Funds raised increased from $2,500 in 2003 to $25,000 last year, making it the Drop In Center's biggest annual fundraiser.

And what started out as a dinner organized and carried out by 10 to 15 volunteers has become a well organized event backed by more than 100 volunteers. Food is donated by 12 local restaurants.

Nancy Braus, owner of Everyone's Books in Brattleboro - one of the ticket outlets for the dinner - said she has attended the event every year. Not only do she and her husband, Rich Geidel, come to enjoy the dinner, they also invite their employees to join them.

As a downtown merchant, Braus said, she sees with her own eyes the need for the services of the Drop In Center.

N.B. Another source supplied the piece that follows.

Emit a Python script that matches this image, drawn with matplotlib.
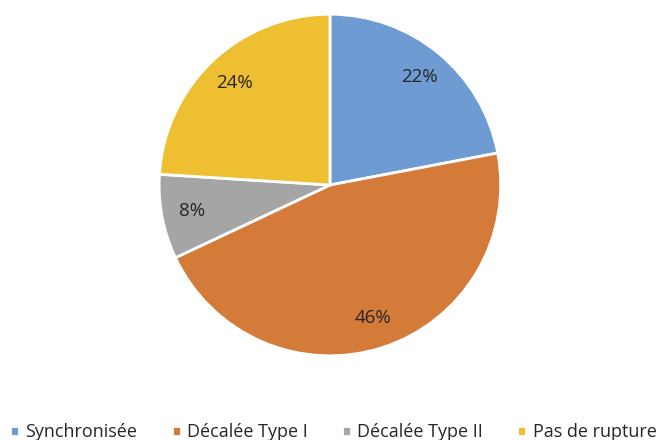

“It would be hard to live without it. Brattleboro has an economic diversity, and poverty in this community is a long-term problem. Thank goodness that there are a lot of people with the energy and creativity to put on this event to help their neighbors out,” she explained.

Laurie and Greg Massing travel from Boston each year for the dinner. They say Empty Bowls is a time “to mark the changing of the seasons, to share in the strong sense of community, to help those less fortunate than ourselves, and of course, for the bowls. The display of beautiful, handmade pottery takes our breath away, and each year it gets harder to select the 'just-right' bowl, with so many to choose from."

Rupa Cousins, a healing arts practitioner and teacher, has also attended the event annually since 2003. She said she's donated to the Drop In Center in various ways over the years.

“I love the Empty Bowls event because it raises both awareness and money for the center. It is a demonstration of true community helping others while celebrating each other and the Drop In Center. I love the evening, the spirit of community and how it all works,” she said.

Those many people who work on the event year after year list other reasons for returning.

Elizabeth Ungerleider said she loves seeing all of the high school students volunteering each year, and “knowing that this event helps make them aware that they can make a difference in their own community.”

Bonnie Stearns, on the committee since its first year, said the draw for her is in “coming together with others to create a successful, enjoyable community experience which benefits so many, not only beneficiaries of the Brattleboro Area Drop In Center. We all benefit from working together on a community project like this.”

Conley, now an adult living in Portland, Maine, said that coming home for Empty Bowls is almost as important to her as coming home for Christmas:

“I come to this event, in part, to see many of the people most important to me in this community. Especially magical is the mosaic of bowls laid out and getting to hold them and feel them before deciding on the perfect bowl.”